With the results announced so far, it is evident that another set of locusts parading as leaders have come to power. Plainly put, the elections have only produced elements who, in fact, should be expected to loot the treasuries, to carry out a more vicious anti-poor policies in order to recoup with greater intensity the stolen money that was invested to capture political power at all costs.

Only the emergence of a viable pan-Nigerian working class movement and political party can hold in check the inevitable anti-poor policies and corruption which will mostly characterise governance in post 2007 general election. Unfortunately, however, a scientific survey of the contemporary working class organisations and polity gives very little cause to cheer in this respect. While the trade union movement had led and organised seven general strikes and mass protests against some aspects of neo-liberal anti-poor policies in the past five years, on the whole, the entire trade union movement remains without coherent, pro-masses’ economic and political alternatives to the anti-poor ones constantly offered by capitalism.

To prepare for the inevitable socio-economic attacks that may be launched in the post 2007 elections, now is the time to step up a strategy on how to build a powerful working class resistance economically and politically. This will basically require that a truly pan-Nigerian labour party be built. Only this kind of political platform can successfully wrest political power from the self-serving capitalist elements that will always rig elections to remain in power at all times. The magnificent and electrifying response which Adams Oshiomhole’s campaign received in Edo State clearly shows that the masses across the country are seriously yearning for a clean break with “business-as usual” politics.

We must give attention to the building and development of genuinely proletarian socialist forces in the trade unions, city and rural communities, among students, etc. This is imperative because only a genuine workers and poor peasants’ government, built on a socialist foundations, can begin to fundamentally address the various basic socio-economic needs of the masses. Only such forces can provide the needed ideological and organisational back-up without which any pro-masses’ political platform can easily become politically neutralised.
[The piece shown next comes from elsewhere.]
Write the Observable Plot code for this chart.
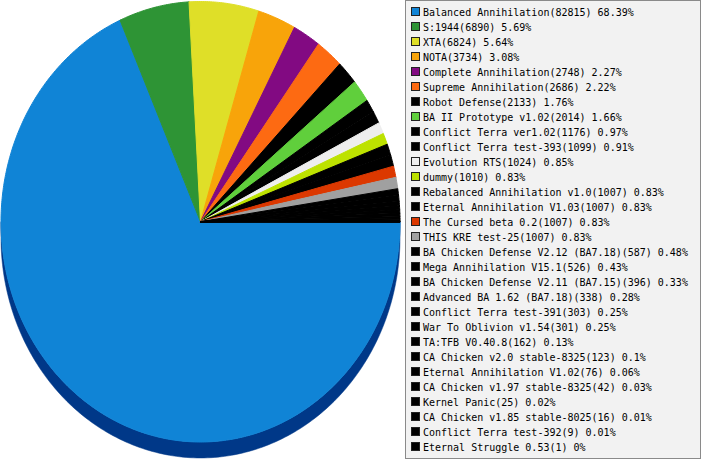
<!DOCTYPE html>
<html>
<head>
<meta charset="utf-8">
<script src="https://cdn.jsdelivr.net/npm/d3@7"></script>
<script src="https://cdn.jsdelivr.net/npm/@observablehq/plot@0.6"></script>
<style>
  body { margin: 0; background: #fff; }
  #wrap { position: relative; width: 701px; height: 460px; }
  #chart { position: absolute; left: 0; top: 0; }
  #legend {
    position: absolute; left: 405px; top: 0; width: 294px; height: 457px;
    background: #f2f2f2; border: 1px solid #8a8a8a;
    font: 10px "DejaVu Sans Mono", monospace; color: #000;
  }
  .row { position: absolute; left: 5px; height: 15px; line-height: 15px; white-space: nowrap; }
  .sw { display: inline-block; width: 7px; height: 7px; border: 1px solid #222; margin-right: 3px; }
</style>
</head>
<body>
<div id="wrap">
  <div id="chart"></div>
  <div id="legend"></div>
</div>
<script>
// mods et nombre de parties
const names = [
  'Balanced Annihilation', 'S:1944', 'XTA', 'NOTA', 'Complete Annihilation',
  'Supreme Annihilation', 'Robot Defense', 'BA II Prototype v1.02', 'Conflict Terra ver1.02',
  'Conflict Terra test-393', 'Evolution RTS', 'dummy', 'Rebalanced Annihilation v1.0',
  'Eternal Annihilation V1.03', 'The Cursed beta 0.2', 'THIS KRE test-25',
  'BA Chicken Defense V2.12 (BA7.18)', 'Mega Annihilation V15.1', 'BA Chicken Defense V2.11 (BA7.15)',
  'Advanced BA 1.62 (BA7.18)', 'Conflict Terra test-391', 'War To Oblivion v1.54', 'TA:TFB V0.40.8',
  'CA Chicken v2.0 stable-8325', 'Eternal Annihilation V1.02', 'CA Chicken v1.97 stable-8325',
  'Kernel Panic', 'CA Chicken v1.85 stable-8025', 'Conflict Terra test-392', 'Eternal Struggle 0.53'
]
const values = [82815, 6890, 6824, 3734, 2748, 2686, 2133, 2014, 1176, 1099, 1024, 1010, 1007, 1007,
  1007, 1007, 587, 526, 396, 338, 303, 301, 162, 123, 76, 42, 25, 16, 9, 1]
const colors = ['#1084d6', '#2e9435', '#dfdf28', '#f8a40a', '#820a82', '#fd6a12', '#000000', '#60cf3c',
  '#000000', '#000000', '#eeeeee', '#bde200', '#000000', '#000000', '#dc3800', '#a0a0a0',
  '#000000', '#000000', '#000000', '#000000', '#000000', '#000000', '#000000', '#000000',
  '#000000', '#000000', '#000000', '#000000', '#000000', '#000000']

const total = d3.sum(values)
const pct = v => +(v / total * 100).toFixed(2)

/* Parts en polygones : depart a 3h, sens horaire */
const slices = []
let acc = 0
values.forEach((v, i) => {
  const a0 = -2 * Math.PI * acc / total
  const a1 = -2 * Math.PI * (acc + v) / total
  const n = Math.max(2, Math.ceil(Math.abs(a1 - a0) / 0.01))
  slices.push({x: 0, y: 0, name: names[i]})
  for (let k = 0; k <= n; k++) {
    const a = a0 + (a1 - a0) * k / n
    slices.push({x: Math.cos(a), y: Math.sin(a), name: names[i]})
  }
  acc += v
})

/* Bord 3D (moitie basse, decalee) */
const depth = 16 / 220.5
const rim = []
for (let k = 0; k <= 180; k++) {
  const a = -Math.PI * k / 180
  rim.push({x: Math.cos(a), y: Math.sin(a) - depth})
}
for (let k = 180; k >= 0; k--) {
  const a = -Math.PI * k / 180
  rim.push({x: Math.cos(a), y: Math.sin(a)})
}

const chart = Plot.plot({
  width: 403,
  height: 460,
  margin: 0,
  x: {domain: [-1, 1], range: [0.5, 399.5], axis: null},
  y: {domain: [-1, 1], range: [441.5, 1], axis: null},
  color: {domain: names, range: colors},
  marks: [
    Plot.line(rim, {x: 'x', y: 'y', fill: '#003888', stroke: '#003888', strokeWidth: 0.5, curve: 'linear-closed'}),
    Plot.line(slices, {x: 'x', y: 'y', z: 'name', fill: 'name', stroke: 'name', strokeWidth: 1, strokeLinejoin: 'bevel', curve: 'linear-closed'})
  ]
})
d3.select('#chart').append(() => chart)

/* Legende */
const legend = d3.select('#legend')
names.forEach((n, i) => {
  const row = legend.append('div').attr('class', 'row').style('top', `${4 + 15 * i}px`)
  row.append('span').attr('class', 'sw').style('background', colors[i])
  row.append('span').text(`${n}(${values[i]}) ${pct(values[i])}%`)
})
</script>
</body>
</html>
Under the prevailing socio-economic conditions, a genuine working masses’ party would almost be impossible to build without genuine socialists playing frontal roles in its day-to-day political and organisational existence. Such a mass party must adopt a clear socialist programme and link every daily battle with the overall need for a real system change and a start for the working people to democratically plan the use of the country’s rich resources in the interests of all.